Quinn plays a newly married Inuit who is befriended by a missionary priest and is insulted when the priest declines Quinn’s offer of sleeping with his wife, resulting in Quinn’s accidentally killing him. Pursued by two policemen (Peter O’Toole, Carlo Guistini), Quinn saves O’Toole’s life who in turn must decide whether to arrest him. For some odd reason, O’Toole’s voice was dubbed by an unknown American actor resulting in O’Toole’s demanding his name be removed from the credits.

The film opened in New York to mixed reviews as the second half of a Paramount double bill with the Dean Martin-Shirley MacLaine comedy, All in a Night’s Work. Ray, the legendary director of Johnny Guitar and Rebel Without a Cause would direct just two more films, King of Kings and 55 Days at Peking.

Criterion has released a Blu-ray restoration of Roberto Rossellini’s War Trilogy consisting of Rome Open City, Paisan, and Germany Year Zero.

The term “neorealism” was coined to describe the making of Rome Open City in the waning days of World War II. The unflinching tribute to the men and women of the resistance starred beloved Italian music hall star Aldo Fabrizi as the priest and fiery Anna Magnani as the martyred mother, both at the top of their craft. Named one of 1946’s ten best films by the National Board of Review, Magnani received their award for Best Actress.

The equally unforgettable Paisan is about the Allied invasion of Italy from Sicily in July 1943 to Venice in winter 1944. Named Best Picture of 1947 by the National Board of Review, Rossellini received his only Oscar nomination for Best Story and Screenplay for this one.

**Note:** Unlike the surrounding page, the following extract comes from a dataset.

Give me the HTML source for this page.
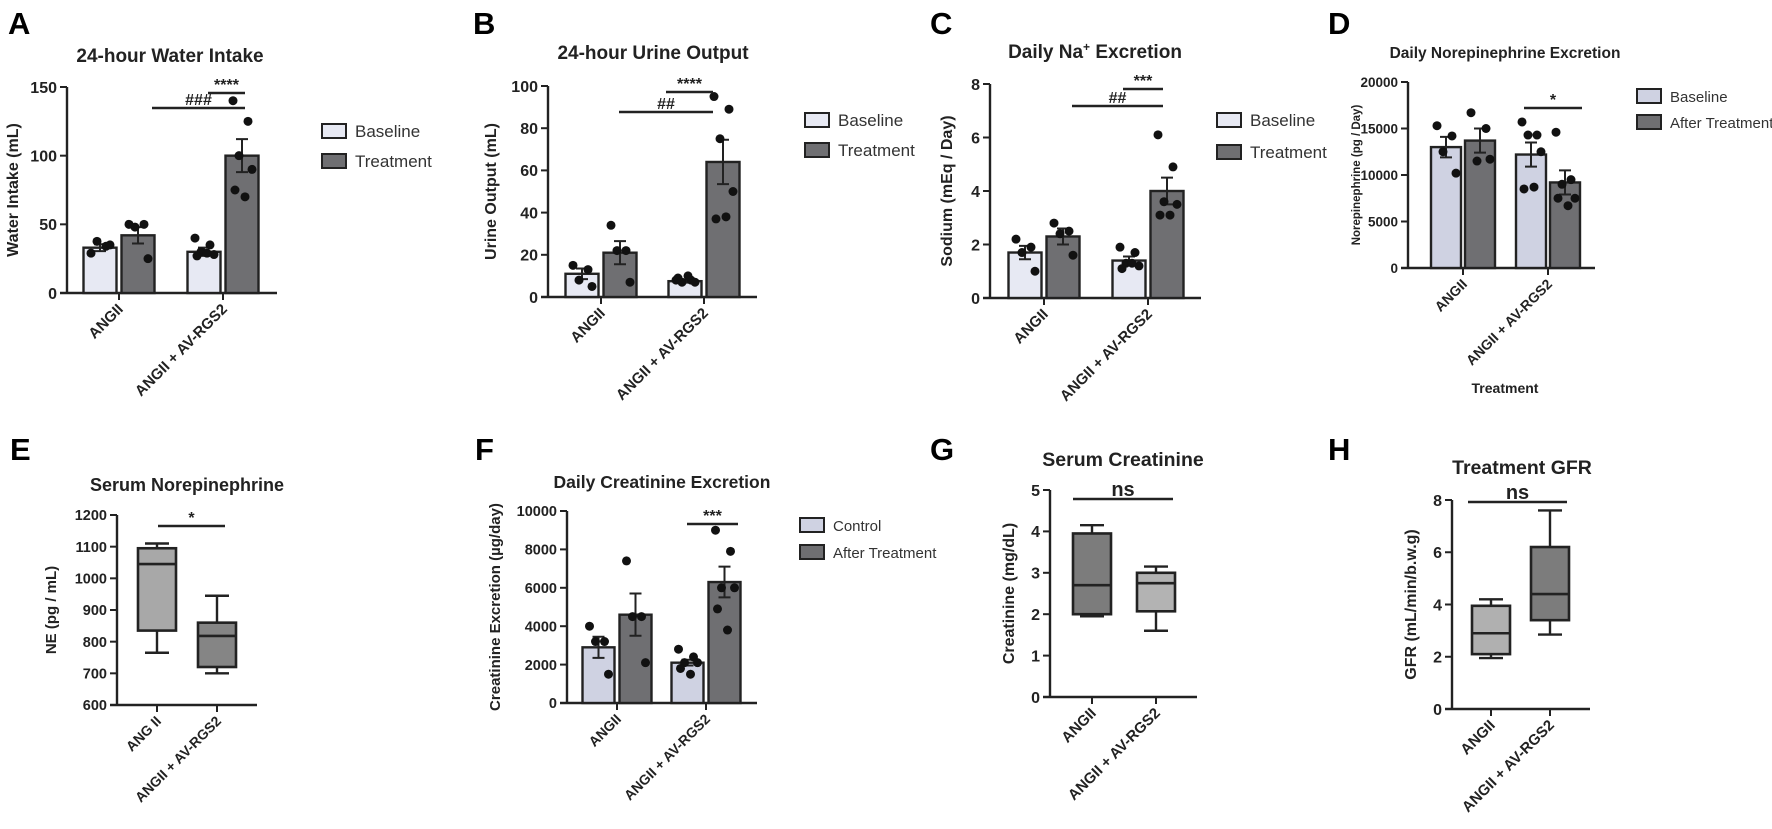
<!DOCTYPE html>
<html><head><meta charset="utf-8"><style>
html,body{margin:0;padding:0;background:#fff;}
svg{display:block;font-family:"Liberation Sans",sans-serif;}
</style></head><body>
<svg id="fig" width="1772" height="829" viewBox="0 0 1772 829" xmlns="http://www.w3.org/2000/svg"></svg>
<script>
// ---------- data ----------
const groups = ["ANGII", "ANGII + AV-RGS2"];
// Panel A: water intake
const aMeans = [[33, 42], [30, 100]];
const aSem = [[2.5, 6], [3, 12]];
const aPts = [[[29, 34, 37.6, 35], [50, 50, 48, 25]], [[40, 35, 30, 28, 27, 29], [140, 125, 100, 90, 75, 70]]];
const aTicks = [0, 50, 100, 150];
// Panel B: urine output
const bMeans = [[11, 21], [7.5, 64]];
const bSem = [[2.5, 5.5], [0.7, 10.5]];
const bPts = [[[15, 13, 8, 5], [34, 22, 22, 7]], [[8, 8, 7, 7, 9, 10], [95, 89, 75, 50, 37, 38]]];
const bTicks = [0, 20, 40, 60, 80, 100];
// Panel C: sodium
const cMeans = [[1.7, 2.3], [1.4, 4.0]];
const cSem = [[0.25, 0.3], [0.15, 0.5]];
const cPts = [[[2.2, 1.9, 1.7, 1.0], [2.8, 2.5, 2.4, 1.6]], [[1.9, 1.7, 1.3, 1.2, 1.1, 1.3], [6.1, 4.9, 3.6, 3.5, 3.1, 3.1]]];
const cTicks = [0, 2, 4, 6, 8];
// Panel D: NE excretion
const dMeans = [[13000, 13700], [12200, 9200]];
const dSem = [[1100, 1300], [1300, 1300]];
const dPts = [[[15300, 14200, 12500, 10200], [16700, 15000, 11500, 11700]], [[15700, 14300, 14300, 12500, 8500, 8700], [14600, 9500, 9000, 7500, 7500, 6700]]];
const dTicks = [0, 5000, 10000, 15000, 20000];
// Panel F: creatinine excretion
const fMeans = [[2900, 4600], [2100, 6300]];
const fSem = [[550, 1100], [150, 800]];
const fPts = [[[4000, 3200, 3200, 1500], [7400, 4500, 4500, 2100]], [[2800, 2400, 2100, 2100, 1800, 1500], [9000, 7900, 6000, 6000, 4900, 3800]]];
const fTicks = [0, 2000, 4000, 6000, 8000, 10000];
// Box panels: [min, q1, median, q3, max]
const eBoxes = [[765, 835, 1045, 1095, 1110], [700, 720, 818, 860, 945]];
const eTicks = [600, 700, 800, 900, 1000, 1100, 1200];
const eGroups = ["ANG II", "ANGII + AV-RGS2"];
const gBoxes = [[1.95, 2.0, 2.7, 3.95, 4.15], [1.6, 2.07, 2.75, 3.0, 3.15]];
const gTicks = [0, 1, 2, 3, 4, 5];
const hBoxes = [[1.95, 2.1, 2.9, 3.95, 4.2], [2.85, 3.4, 4.4, 6.2, 7.6]];
const hTicks = [0, 2, 4, 6, 8];

// ---------- helpers ----------
const NS = "http://www.w3.org/2000/svg";
const svg = document.getElementById("fig");
function mk(tag, attrs, parent) {
  const e = document.createElementNS(NS, tag);
  for (const k in attrs) e.setAttribute(k, attrs[k]);
  (parent || svg).appendChild(e);
  return e;
}
function txt(str, attrs, parent) { const t = mk("text", attrs, parent); t.textContent = str; return t; }
const jit = [-9, 6, -3, 10, -7, 3];

function axes(g, c, ticks, ylab, glabels) {
  const y = v => c.y0 - (v - ticks[0]) / (ticks[ticks.length - 1] - ticks[0]) * (c.y0 - c.yTop);
  const yl = mk("line", {x1: c.ax, y1: c.yTop, x2: c.ax, y2: c.y0, stroke: "#222", "stroke-width": 2.4}, g);
  
  
  const xl = mk("line", {x1: c.ax - 7, y1: c.y0, x2: c.xEnd, y2: c.y0, stroke: "#222", "stroke-width": 2.4}, g);
  
  
  ticks.forEach(t => {
    mk("line", {x1: c.ax - 7, y1: y(t), x2: c.ax, y2: y(t), stroke: "#222", "stroke-width": 2}, g);
    const fs = c.tfs || 16;
    const tl = txt(String(t), {x: c.ax - 10, y: y(t) + fs * 0.36, "text-anchor": "end", "font-size": fs, "font-weight": "bold", fill: "#222"}, g);
    
    
  });
  const yc = (c.yTop + c.y0) / 2;
  const lab = txt(ylab, {x: c.ylx, y: yc, "text-anchor": "middle", "font-size": c.lfs || 16, "font-weight": "bold", fill: "#222", transform: `rotate(-90 ${c.ylx} ${yc})`}, g);
  
  
  c.gx.forEach((gx, i) => {
    mk("line", {x1: gx, y1: c.y0, x2: gx, y2: c.y0 + 7, stroke: "#222", "stroke-width": 2}, g);
    const lx = gx + 5, ly = c.y0 + 17;
    const xt = txt(glabels[i], {x: lx, y: ly, "text-anchor": "end", "font-size": c.xfs || 15, "font-weight": "bold", fill: "#222", transform: `rotate(-45 ${lx} ${ly})`}, g);
    
    
  });
  return y;
}
function header(g, letter, lx, ly, title, tx, ty, tfs) {
  const l = txt(letter, {x: lx, y: ly, "font-size": 31, "font-weight": "bold", fill: "#000"}, g);
  
  
  const t = txt(title, {x: tx, y: ty, "text-anchor": "middle", "font-size": tfs || 19, "font-weight": "bold", fill: "#222"}, g);
  
  
  return t;
}
function sig(g, x1, x2, yy, label) {
  const ln = mk("line", {x1: x1, y1: yy, x2: x2, y2: yy, stroke: "#222", "stroke-width": 2.4}, g);
  
  
  const t = txt(label, {x: (x1 + x2) / 2, y: yy - 3, "text-anchor": "middle", "font-size": label === "ns" ? 20 : 16, "font-weight": "bold", fill: "#222"}, g);
  
  
}
function legend(g, x, y1, y2, labels, c1, c2, fs) {
  [[y1, c1, labels[0]], [y2, c2, labels[1]]].forEach(([yy, col, lab]) => {
    const r = mk("rect", {x: x, y: yy - 7, width: 24, height: 14, fill: col, stroke: "#222", "stroke-width": 2}, g);
    
    
    const t = txt(lab, {x: x + 33, y: yy + 6, "font-size": fs || 17, fill: "#333"}, g);
    
    
  });
}
function bars(g, y, c, means, sem, pts, cols) {
  means.forEach((grp, gi) => grp.forEach((m, si) => {
    const bx = c.gx[gi] + (si === 0 ? -c.bw - c.gap / 2 : c.gap / 2);
    const cx = bx + c.bw / 2;
    const r = mk("rect", {x: bx, y: y(m), width: c.bw, height: c.y0 - y(m), fill: cols[si], stroke: "#222", "stroke-width": 2.4}, g);
    
    
    const s = sem[gi][si];
    const eb = mk("path", {d: `M${cx} ${y(m - s)}V${y(m + s)}M${cx - 6} ${y(m + s)}H${cx + 6}M${cx - 6} ${y(m - s)}H${cx + 6}`, stroke: "#222", "stroke-width": 2, fill: "none"}, g);
    
    
    pts[gi][si].forEach((p, k) => {
      const d = mk("circle", {cx: cx + jit[k % jit.length], cy: y(p), r: 4.5, fill: "#111"}, g);
      
      
    });
  }));
}
function boxes(g, y, c, data, cols) {
  data.forEach((b, i) => {
    const cx = c.gx[i], hw = c.bw / 2;
    const w = mk("path", {d: `M${cx} ${y(b[0])}V${y(b[1])}M${cx} ${y(b[3])}V${y(b[4])}M${cx - 12} ${y(b[0])}H${cx + 12}M${cx - 12} ${y(b[4])}H${cx + 12}`, stroke: "#222", "stroke-width": 2.4, fill: "none"}, g);
    
    
    const r = mk("rect", {x: cx - hw, y: y(b[3]), width: c.bw, height: y(b[1]) - y(b[3]), fill: cols[i], stroke: "#222", "stroke-width": 2.6}, g);
    
    
    const md = mk("line", {x1: cx - hw, x2: cx + hw, y1: y(b[2]), y2: y(b[2]), stroke: "#222", "stroke-width": 2.6}, g);
    
    
  });
}
function panel(name) { const g = mk("g", {});   return g; }

const LIGHT = "#e7e9f3", LAV = "#cfd2e2", DARK = "#6f6f72";

// ---------- Panel A ----------
{ const g = panel("panel-a-water-intake");
  header(g, "A", 8, 34, "24-hour Water Intake", 170, 62);
  const c = {ax: 67, y0: 293, yTop: 87, xEnd: 277, ylx: 18, gx: [119, 223], bw: 33, gap: 5};
  const y = axes(g, c, aTicks, "Water Intake (mL)", groups);
  bars(g, y, c, aMeans, aSem, aPts, [LIGHT, DARK]);
  sig(g, 208, 245, 93, "****"); sig(g, 152, 245, 108, "###");
  legend(g, 322, 131, 161, ["Baseline", "Treatment"], LIGHT, DARK);
}
// ---------- Panel B ----------
{ const g = panel("panel-b-urine-output");
  header(g, "B", 473, 34, "24-hour Urine Output", 653, 59);
  const c = {ax: 548, y0: 297, yTop: 86, xEnd: 757, ylx: 496, gx: [601, 704], bw: 33, gap: 5};
  const y = axes(g, c, bTicks, "Urine Output (mL)", groups);
  bars(g, y, c, bMeans, bSem, bPts, [LIGHT, DARK]);
  sig(g, 666, 713, 92, "****"); sig(g, 619, 713, 112, "##");
  legend(g, 805, 120, 150, ["Baseline", "Treatment"], LIGHT, DARK);
}
// ---------- Panel C ----------
{ const g = panel("panel-c-sodium-excretion");
  header(g, "C", 930, 34, "", 1095, 58);
  const t = txt("Daily Na", {x: 1095, y: 58, "text-anchor": "middle", "font-size": 19, "font-weight": "bold", fill: "#222"}, g);
  
  
  const sup = mk("tspan", {dy: -7, "font-size": 12}, t); sup.textContent = "+";
  const rest = mk("tspan", {dy: 7}, t); rest.textContent = " Excretion";
  const c = {ax: 990, y0: 298, yTop: 84, xEnd: 1201, ylx: 952, gx: [1044, 1148], bw: 33, gap: 5};
  const y = axes(g, c, cTicks, "Sodium (mEq / Day)", groups);
  bars(g, y, c, cMeans, cSem, cPts, [LIGHT, DARK]);
  sig(g, 1123, 1163, 89, "***"); sig(g, 1072, 1163, 106, "##");
  legend(g, 1217, 120, 152, ["Baseline", "Treatment"], LIGHT, DARK);
}
// ---------- Panel D ----------
{ const g = panel("panel-d-ne-excretion");
  header(g, "D", 1328, 34, "Daily Norepinephrine Excretion", 1505, 58, 15.5);
  const c = {ax: 1408, y0: 268, yTop: 82, xEnd: 1595, ylx: 1360, gx: [1463, 1548], bw: 30, gap: 4, tfs: 13.5, lfs: 11.5, xfs: 14};
  const y = axes(g, c, dTicks, "Norepinephrine (pg / Day)", groups);
  bars(g, y, c, dMeans, dSem, dPts, [LAV, DARK]);
  sig(g, 1524, 1582, 108, "*");
  legend(g, 1637, 96, 122, ["Baseline", "After Treatment"], LAV, DARK, 15);
  const xt = txt("Treatment", {x: 1505, y: 393, "text-anchor": "middle", "font-size": 14, "font-weight": "bold", fill: "#222"}, g);
  
  
}
// ---------- Panel E ----------
{ const g = panel("panel-e-serum-ne");
  header(g, "E", 10, 460, "Serum Norepinephrine", 187, 491, 18);
  const c = {ax: 117, y0: 705, yTop: 515, xEnd: 257, ylx: 56, gx: [157, 217], bw: 38, tfs: 14.5, lfs: 15, xfs: 14};
  const y = axes(g, c, eTicks, "NE (pg / mL)", eGroups);
  boxes(g, y, c, eBoxes, ["#a8a8a8", "#858585"]);
  sig(g, 158, 225, 526, "*");
}
// ---------- Panel F ----------
{ const g = panel("panel-f-creatinine-excretion");
  header(g, "F", 475, 460, "Daily Creatinine Excretion", 662, 488, 17.5);
  const c = {ax: 567, y0: 703, yTop: 511, xEnd: 757, ylx: 500, gx: [617, 706], bw: 32, gap: 5, tfs: 14.5, lfs: 15, xfs: 14};
  const y = axes(g, c, fTicks, "Creatinine Excretion (µg/day)", groups);
  bars(g, y, c, fMeans, fSem, fPts, [LAV, DARK]);
  sig(g, 687, 738, 524, "***");
  legend(g, 800, 525, 552, ["Control", "After Treatment"], LAV, DARK, 15);
}
// ---------- Panel G ----------
{ const g = panel("panel-g-serum-creatinine");
  header(g, "G", 930, 460, "Serum Creatinine", 1123, 466, 19.5);
  const c = {ax: 1050, y0: 697, yTop: 490, xEnd: 1197, ylx: 1014, gx: [1092, 1156], bw: 38};
  const y = axes(g, c, gTicks, "Creatinine (mg/dL)", groups);
  boxes(g, y, c, gBoxes, ["#7c7c7c", "#b3b3b3"]);
  sig(g, 1073, 1173, 499, "ns");
}
// ---------- Panel H ----------
{ const g = panel("panel-h-gfr");
  header(g, "H", 1328, 460, "Treatment GFR", 1522, 474, 19.5);
  const c = {ax: 1452, y0: 709, yTop: 500, xEnd: 1590, ylx: 1416, gx: [1491, 1550], bw: 38};
  const y = axes(g, c, hTicks, "GFR (mL/min/b.w.g)", groups);
  boxes(g, y, c, hBoxes, ["#b0b0b0", "#7c7c7c"]);
  sig(g, 1468, 1567, 502, "ns");
}
</script>
</body></html>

The desperate life of a 12-year-old boy in war ravaged Germany is the subject of Germany Year Zero, which the National Board of Review named as one of the ten best film of 1949, the year it gave their Best Picture award to fellow Italian filmmaker Vittorio de Sica’s Bicycle Thieves.

This week’s new releases include Grantchester Season 3 and the Blu-ray upgrade of Stormy Monday.